Tiwari didn't start trading until the crash of 2008. The market was volatile and he was able to reap some moderate successes. He and his wife began trading together. In their first two months of investing, they experienced 1,600 percent growth in actual returns, which lead them to experiment with social networks and more traditional trading avenues.
They now operate their eToro account as an "alternate profession," he says. They've had ups and downs, but after more than three years they've experienced an average of 100 percent growth in actual returns yearly. He still considers himself a "new trader" and sticks with eToro because it's easy to use and gives him concrete statistics on which to base his decisions.
"There are patterns which you can see in the trading activity," he writes. "It does give you a good insight on how the market may be reacting to a situation."
Still, who's to say those stats and trending activities aren't manipulated in some way? Dr. John R. Birge, a professor of operations management at the University of Chicago's Booth School of Business, responds by referencing a 1993 Peter Steiner New Yorker cartoon in which two dogs sit at a computer and the caption reads, "On the Internet, nobody knows you're a dog."
Stats or no, Robert Korajczyk, a professor of finance at Northwestern's Kellogg School of Management, says any site that encourages individuals to trade frequently is likely bad for their bottom line.
"The evidence is conclusive that retail investors that trade a lot don't make much money," Korajczyk says. "If social networking environments get to you to trade a lot, you're making a mistake."
He continues: "People who don't for a living tend to lose money. So I would encourage people to buy a well-diversified mutual fund and forget the day trading."
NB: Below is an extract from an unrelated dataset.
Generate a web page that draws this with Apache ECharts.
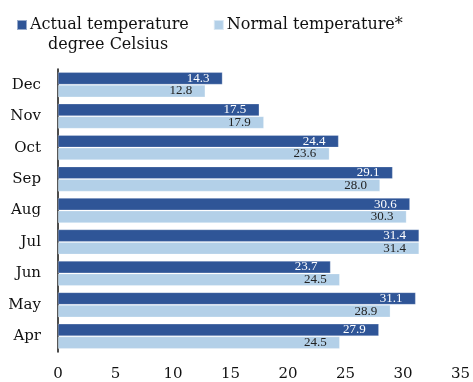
<!DOCTYPE html>
<html>
<head>
<meta charset="utf-8">
<script src="https://cdn.jsdelivr.net/npm/echarts@6/dist/echarts.min.js"></script>
<style>
  html, body { margin: 0; padding: 0; background: #fff; }
  #chart { width: 473px; height: 382px; }
</style>
</head>
<body>
<div id="chart"></div>
<script>
// months, top to bottom
const months = ['Dec', 'Nov', 'Oct', 'Sep', 'Aug', 'Jul', 'Jun', 'May', 'Apr'];
const actualTemp = [14.3, 17.5, 24.4, 29.1, 30.6, 31.4, 23.7, 31.1, 27.9];
const normalTemp = [12.8, 17.9, 23.6, 28.0, 30.3, 31.4, 24.5, 28.9, 24.5];
const xTicks = [0, 5, 10, 15, 20, 25, 30, 35];

const serif = '"DejaVu Serif", "Liberation Serif", serif';
const labelSerif = '"Liberation Serif", serif';

let myChart = echarts.init(document.getElementById('chart'));
myChart.setOption({
    animation: false,
    textStyle: { fontFamily: serif },
    grid: { left: 58, right: 12, top: 69, bottom: 30, containLabel: false },
    legend: {
        left: 16,
        top: 17,
        padding: 0,
        itemWidth: 10,
        itemHeight: 10,
        itemGap: 24,
        icon: 'rect',
        textStyle: { fontFamily: serif, fontSize: 16, color: '#111', padding: [0, 0, 0, -2] },
        data: ['Actual temperature', 'Normal temperature*']
    },
    graphic: [{
        type: 'text',
        left: 48,
        top: 37,
        style: { text: 'degree Celsius', font: '16px ' + serif, fill: '#111' }
    }],
    xAxis: {
        type: 'value',
        min: xTicks[0],
        max: xTicks[xTicks.length - 1],
        interval: 5,
        axisLine: { show: false },
        axisTick: { show: false },
        splitLine: { show: false },
        axisLabel: { fontSize: 15, color: '#111', margin: 15 }
    },
    yAxis: {
        type: 'category',
        inverse: true,
        data: months,
        axisLine: { show: true, lineStyle: { color: '#111', width: 1.5 } },
        axisTick: { show: false },
        axisLabel: { fontSize: 15, color: '#111', margin: 17 }
    },
    series: [
        {
            name: 'Actual temperature',
            type: 'bar',
            data: actualTemp,
            barGap: '4%',
            barCategoryGap: '21%',
            itemStyle: { color: '#2F5597', borderColor: 'rgba(255,255,255,0.5)', borderWidth: 0.5 },
            label: {
                show: true,
                position: 'insideRight',
                distance: 13,
                color: '#fff',
                fontSize: 13,
                fontFamily: labelSerif,
                formatter: (p) => p.value.toFixed(1)
            }
        },
        {
            name: 'Normal temperature*',
            type: 'bar',
            data: normalTemp,
            itemStyle: { color: '#B3D0E8', borderColor: 'rgba(255,255,255,0.5)', borderWidth: 0.5 },
            label: {
                show: true,
                position: 'insideRight',
                distance: 13,
                color: '#222',
                fontSize: 13,
                fontFamily: labelSerif,
                formatter: (p) => p.value.toFixed(1)
            }
        }
    ]
});
</script>
</body>
</html>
The Rice study's author, Dr. Utpal M. Dholakia, a professor of management at Rice University, says social networks can lull users into a sense of comfort that may not be optimal for making important financial decisions. Online communities can be used to educate users but often that education isn't backed up by anything but a consensus from a relatively small number of people, he says. Resulting behavior usually goes one of two ways: People become more risk averse or they make riskier decisions.
Dholakia's study finds that often people are more inclined toward the latter.
"People often forget that what they do online is not necessarily what goes on in the real world," Dholakia says.
The author is a Reuters contributor. The opinions expressed are his own.